With the next municipal elections in October, Stettler and area community members are already thinking of candidates, and who would represent them best in their communities; while present councillors are wondering whether to take another shot at it.
The election will be held at the Stettler Community Hall from 10 a.m. to 8 p.m. on Monday, Oct. 16.
To be a candidate, one must be at least 18 years of age on Nomination Day, Sept. 18; a Canadian citizen and must have been a resident of the Town of Stettler, if running for town elections, or the County of Stettler, if running for county, for six consecutive months preceding nomination day.
“I have really enjoyed being part of a team that leads the community down the path of growth and sustainability,” said Mayor Dick Richards about his tenure. “We strive to make Stettler a better place to live and raise a family. There is a fine balance between taxation and providing a high level of services for all to enjoy, and being part of the team that does this, has given me a great sense of satisfaction.”
According to Richards, whether the community members vote or attend forums or puts up their names for election, all citizens play a role in the electoral process.
“We are blessed to live in a country that allows for this process, not all are as fortunate as we are,” Richards added.
For town councillor, Malcolm Fischer, it is time for people to decide whether they want to return to the race or join it for the first time.
“It is time not only for incumbent councillors to decide if they wish to run again, but also for other interested citizens to perhaps enter the fray,” Fischer said. “Since becoming a councillor, I’ve often said that this is something every citizen of the town should contemplate doing, as it is a great perspective builder and enables far better appreciation of services we take for granted on a daily basis.”

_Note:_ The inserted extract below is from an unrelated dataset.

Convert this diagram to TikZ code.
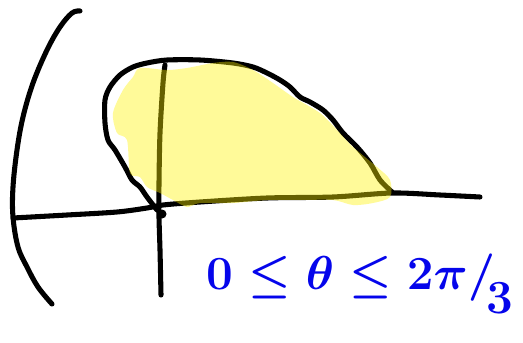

Fischer said that many people work effectively and competently to ensure that the Stettler community has great facilities and services right here in town, but often they cannot appreciate them fully because they really have such limited knowledge of how the services work.

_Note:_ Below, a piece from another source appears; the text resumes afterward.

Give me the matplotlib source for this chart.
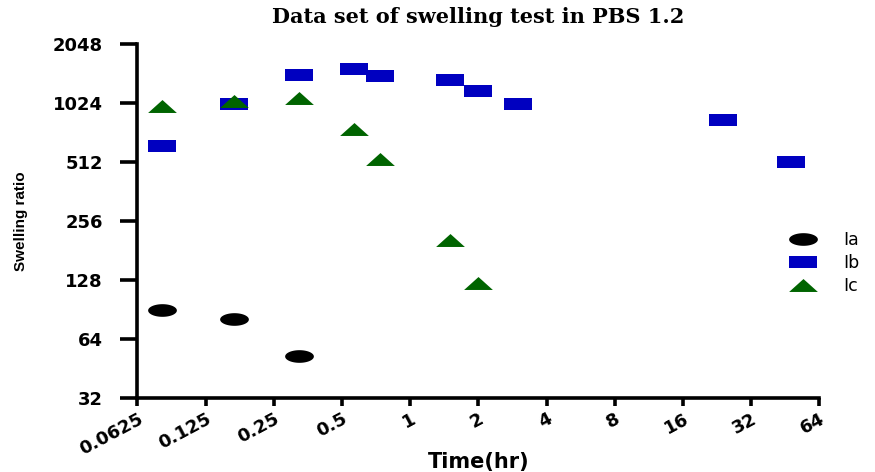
import numpy as np
import matplotlib.pyplot as plt
from matplotlib.path import Path

# Swelling ratio (time in hours)
time_ia = [0.08, 0.167, 0.323]
ratio_ia = [90.8, 80.8, 52.6]

time_ib = [0.08, 0.167, 0.323, 0.567, 0.733, 1.5, 2, 3, 24, 48]
ratio_ib = [618, 1019, 1423, 1527, 1411, 1342, 1179, 1016, 842, 515]

time_ic = [0.08, 0.167, 0.323, 0.567, 0.733, 1.5, 2]
ratio_ic = [988, 1048, 1090, 754, 530, 205, 124]

series_names = ['Ia', 'Ib', 'Ic']

x_ticks = [0.0625, 0.125, 0.25, 0.5, 1, 2, 4, 8, 16, 32, 64]
x_ticklabels = ['0.0625', '0.125', '0.25', '0.5', '1', '2', '4', '8', '16', '32', '64']
y_ticks = [32, 64, 128, 256, 512, 1024, 2048]
y_ticklabels = ['32', '64', '128', '256', '512', '1024', '2048']

# flat marker shapes (the reference is stretched sideways)
theta = np.linspace(0, 2 * np.pi, 64)
ellipse = Path(np.column_stack([np.cos(theta), 0.44 * np.sin(theta)]))
rect = Path([(-1, -0.45), (1, -0.45), (1, 0.45), (-1, 0.45), (-1, -0.45)], closed=True)
tri = Path([(-1, -0.45), (1, -0.45), (0, 0.45), (-1, -0.45)], closed=True)

fig = plt.figure(figsize=(8.75, 4.72), dpi=100)
ax = fig.add_axes([0.157, 0.1561, 0.7795, 0.75])

ms = 20.7
h1, = ax.plot(time_ia, ratio_ia, linestyle='none', marker=ellipse, ms=ms, mew=0, color='black')
h2, = ax.plot(time_ib, ratio_ib, linestyle='none', marker=rect, ms=ms, mew=0, color='#0000C0')
h3, = ax.plot(time_ic, ratio_ic, linestyle='none', marker=tri, ms=ms, mew=0, color='#006400')

ax.set_xscale('log', base=2)
ax.set_yscale('log', base=2)
ax.set_xlim(0.0625, 64)
ax.set_ylim(32, 2048)
ax.minorticks_off()
ax.set_xticks(x_ticks)
ax.set_xticklabels(x_ticklabels, rotation=28, ha='right', va='top', rotation_mode='anchor',
                   fontsize=13, fontweight='bold', family='DejaVu Sans')
ax.set_yticks(y_ticks)
ax.set_yticklabels(y_ticklabels, fontsize=13, fontweight='bold', family='DejaVu Sans')

for side in ['top', 'right']:
    ax.spines[side].set_visible(False)
for side in ['left', 'bottom']:
    ax.spines[side].set_linewidth(2.6)
ax.tick_params(axis='x', width=2.6, length=5.5, pad=3)
ax.tick_params(axis='y', width=2.6, length=12, pad=13)

fig.text(0.547, 0.963, 'Data set of swelling test in PBS 1.2', ha='center', va='center',
         fontsize=15, fontweight='bold', family='DejaVu Serif')
fig.text(0.547, 0.021, 'Time(hr)', ha='center', va='center', fontsize=15, fontweight='bold',
         family='DejaVu Sans')
fig.text(0.024, 0.532, 'Swelling ratio', ha='center', va='center', rotation=90, fontsize=11,
         fontweight='bold', family=['Liberation Sans', 'DejaVu Sans'])

fig.legend([h1, h2, h3], series_names, loc='center left', bbox_to_anchor=(0.898, 0.443),
           frameon=False, numpoints=1, fontsize=12.5, handlelength=2.0, handletextpad=1.3,
           labelspacing=0.28, borderpad=0, borderaxespad=0)

fig.savefig('out.png', dpi=100)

“Becoming a councillor enables one to learn so much, and make positive contributions to Stettler’s prosperity and quality of life,” Fischer said. “It is the very key to see the ‘bigger picture’ when one becomes a councillor. All aspects of the town’s operation must become areas of focus, and one’s attention cannot be limited to a narrow area of personal interest.”
Yvette Cassidy, County of Stettler’s Assistant CAO weighed in, saying, “Our role as a municipality is to ensure that every voter has a chance to vote.
“We make sure there are accessible polling stations, appropriate amounts of notice regarding the election and to encourage all eligible voters to exercise their right to vote. A successful election for us is one in which voter turnout is high, and everyone is able to exercise their right to vote.”
Looking back on his term, County Reeve, Wayne Nixon said that he has enjoyed the journey as the councillor for three terms, and reeve for two.
“The learning curve is steep, but when I had the time to reflect on our role as councillors, I realized that one of the most important relationships we have is with the provincial governments,” Nixon added. “If we are successful in advocating for our ratepayers, we can realize results like grants for roads and highways, water projects, hospital and ambulance improvements, fire apparatus, joint municipal grants for libraries and many others.”
According to Nixon, it is important to participate in all elections, particularly municipal ones, where each vote is more likely to affect the outcome.
With less than eight months remaining, residents of both town and county are gearing up to exercise their democratic rights, knowing full well the reverberations of the election results will be felt for the next four years.